- Objective
Return the material exactly, first line through the line containing "from matplotlib.ticker import", and nothing more. Pictures stay out.

- Information supplied
§
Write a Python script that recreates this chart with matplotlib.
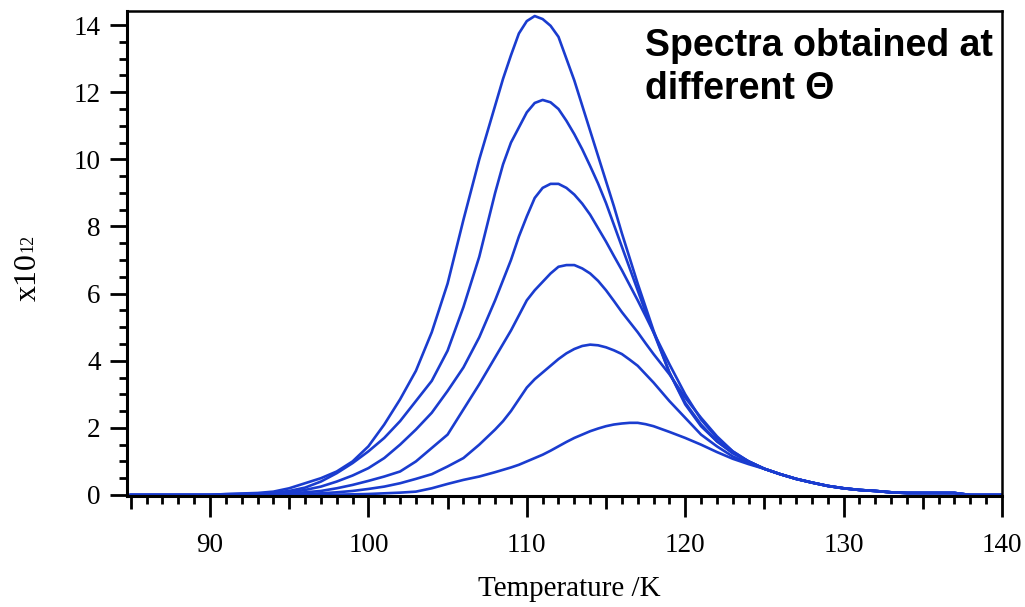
import matplotlib
matplotlib.use("Agg")
import matplotlib.pyplot as plt
from matplotlib.ticker import MultipleLocator, FuncFormatter

# ---- data ----
temps = [85, 90, 91, 93, 94, 95, 96, 97, 98, 99, 100, 101, 102, 103, 104, 105, 106, 107,
         108, 108.5, 109, 109.5, 110, 110.5, 111, 111.5, 112, 112.5, 113, 113.5, 114, 114.5,
         115, 115.5, 116, 116.5, 117, 117.5, 118, 119, 120, 121, 122, 123, 124,
         125, 126, 127, 128, 129, 130, 131, 132, 133, 134, 137, 138, 140]

tail = [0.78, 0.62, 0.48, 0.37, 0.27, 0.20, 0.15, 0.12, 0.08, 0.06, 0.06, 0.0, 0.0]

curve1 = [0, 0, 0.03, 0.06, 0.10, 0.20, 0.35, 0.50, 0.70, 1.00, 1.45, 2.10, 2.85, 3.70, 4.85,
          6.30, 8.20, 10.0,
          11.6, 12.4, 13.1, 13.75, 14.12, 14.27, 14.18, 13.98, 13.65, 13.0, 12.35, 11.6, 10.85, 10.1,
          9.35, 8.6, 7.8, 7.05, 6.3, 5.6, 4.9,
          3.65, 2.70, 2.05, 1.60, 1.25, 1.00] + tail
curve2 = [0, 0, 0.02, 0.04, 0.07, 0.12, 0.22, 0.40, 0.65, 0.95, 1.30, 1.70, 2.20, 2.80, 3.40,
          4.30, 5.60, 7.10,
          9.0, 9.85, 10.5, 10.95, 11.4, 11.68, 11.77, 11.7, 11.5, 11.15, 10.75, 10.3, 9.8, 9.28,
          8.7, 8.05, 7.4, 6.75, 6.1, 5.45, 4.85,
          3.65, 2.75, 2.10, 1.60, 1.25, 1.00] + tail
curve3 = [0, 0, 0.01, 0.03, 0.05, 0.08, 0.15, 0.25, 0.40, 0.58, 0.80, 1.10, 1.50, 1.95, 2.45,
          3.10, 3.80, 4.70,
          5.8, 6.4, 7.0, 7.7, 8.3, 8.85, 9.15, 9.27, 9.27, 9.15, 8.95, 8.68, 8.35, 7.95,
          7.55, 7.12, 6.7, 6.25, 5.8, 5.33, 4.85,
          3.90, 3.00, 2.25, 1.70, 1.30, 1.00] + tail
curve4 = [0, 0, 0, 0.02, 0.03, 0.05, 0.08, 0.12, 0.20, 0.30, 0.42, 0.55, 0.70, 1.00, 1.40,
          1.80, 2.55, 3.30,
          4.1, 4.5, 4.9, 5.35, 5.8, 6.1, 6.35, 6.6, 6.8, 6.85, 6.85, 6.75, 6.6, 6.38,
          6.1, 5.78, 5.45, 5.15, 4.85, 4.52, 4.2,
          3.60, 2.90, 2.30, 1.75, 1.30, 1.00] + tail
curve5 = [0, 0, 0, 0, 0.01, 0.02, 0.03, 0.05, 0.08, 0.12, 0.18, 0.25, 0.35, 0.48, 0.62,
          0.85, 1.10, 1.50,
          1.95, 2.2, 2.5, 2.85, 3.2, 3.45, 3.65, 3.85, 4.05, 4.22, 4.35, 4.44, 4.48, 4.46,
          4.4, 4.31, 4.2, 4.03, 3.85, 3.6, 3.35,
          2.80, 2.30, 1.80, 1.45, 1.15, 0.95] + tail
curve6 = [0, 0, 0, 0, 0, 0, 0, 0, 0.01, 0.02, 0.03, 0.05, 0.07, 0.10, 0.20,
          0.33, 0.45, 0.55,
          0.68, 0.75, 0.82, 0.9, 1.0, 1.1, 1.2, 1.32, 1.45, 1.58, 1.7, 1.8, 1.9, 1.98,
          2.05, 2.1, 2.13, 2.15, 2.15, 2.11, 2.05,
          1.88, 1.70, 1.50, 1.28, 1.08, 0.92] + tail

curves = [curve1, curve2, curve3, curve4, curve5, curve6]
y_major = [0, 2, 4, 6, 8, 10, 12, 14]

# ---- figure ----
fig = plt.figure(figsize=(10.25, 6.07), dpi=100)
ax = fig.add_axes([127/1025, 1 - 496/607, (1002-127)/1025, (496-11)/607])
line_color = "#1a3ccf"
for c in curves:
    ax.plot(temps, c, color=line_color, lw=1.9, solid_joinstyle="round")

ax.set_xlim(84.76, 140.0)
ax.set_ylim(-0.03, 14.42)

serif = "Liberation Serif"
for s in ["left", "bottom"]:
    ax.spines[s].set_linewidth(2.2)
for s in ["top", "right"]:
    ax.spines[s].set_linewidth(1.8)

# x ticks: every 5 (labelled only at tens), minor every 1
ax.xaxis.set_major_locator(MultipleLocator(5))
ax.xaxis.set_minor_locator(MultipleLocator(1))
ax.xaxis.set_major_formatter(
    FuncFormatter(lambda v, p: "%d" % round(v) if int(round(v)) % 10 == 0 else ""))
ax.tick_params(axis="x", which="major", direction="out", length=15, width=2.0, pad=12,
               labelsize=19.5, labelfontfamily=serif, colors="black")
ax.tick_params(axis="x", which="minor", direction="out", length=5.8, width=2.0)

ax.set_yticks(y_major)
ax.yaxis.set_minor_locator(MultipleLocator(0.5))
ax.tick_params(axis="y", which="major", direction="out", length=12, width=2.0, pad=7,
               labelsize=19.5, labelfontfamily=serif)
ax.tick_params(axis="y", which="minor", direction="out", length=5.8, width=2.0)
ax.tick_params(top=False, right=False, which="both")

# labels
fig.text(569/1025, 1 - 589/607, "Temperature /K", ha="center", va="center",
         fontsize=21, family=serif)
t1 = fig.text(28/1025, 1 - 277/607, "x10", rotation=90, ha="center", va="center",
              fontsize=23, family=serif)
fig.text(645/1025, 1 - 28/607, "Spectra obtained at\ndifferent \u0398", ha="left", va="top",
         fontsize=27, fontweight="bold", family="Liberation Sans", linespacing=1.25)

fig.canvas.draw()
# shorter ticks at the fives that are not tens
for tk, loc in zip(ax.xaxis.get_major_ticks(), ax.xaxis.get_majorticklocs()):
    if int(round(loc)) % 10 != 0:
        tk.tick1line.set_markersize(9.4)

bb = t1.get_window_extent()
fig.text((bb.x0 + bb.width * 0.5) / 1025, (bb.y1 + 1) / 607, "12", rotation=90,
         ha="center", va="bottom", fontsize=13, family=serif)

fig.savefig("out.png", dpi=100)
§
- Written solution
Write a Python script that recreates this chart with matplotlib.
import matplotlib
matplotlib.use("Agg")
import matplotlib.pyplot as plt
from matplotlib.ticker import MultipleLocator, FuncFormatter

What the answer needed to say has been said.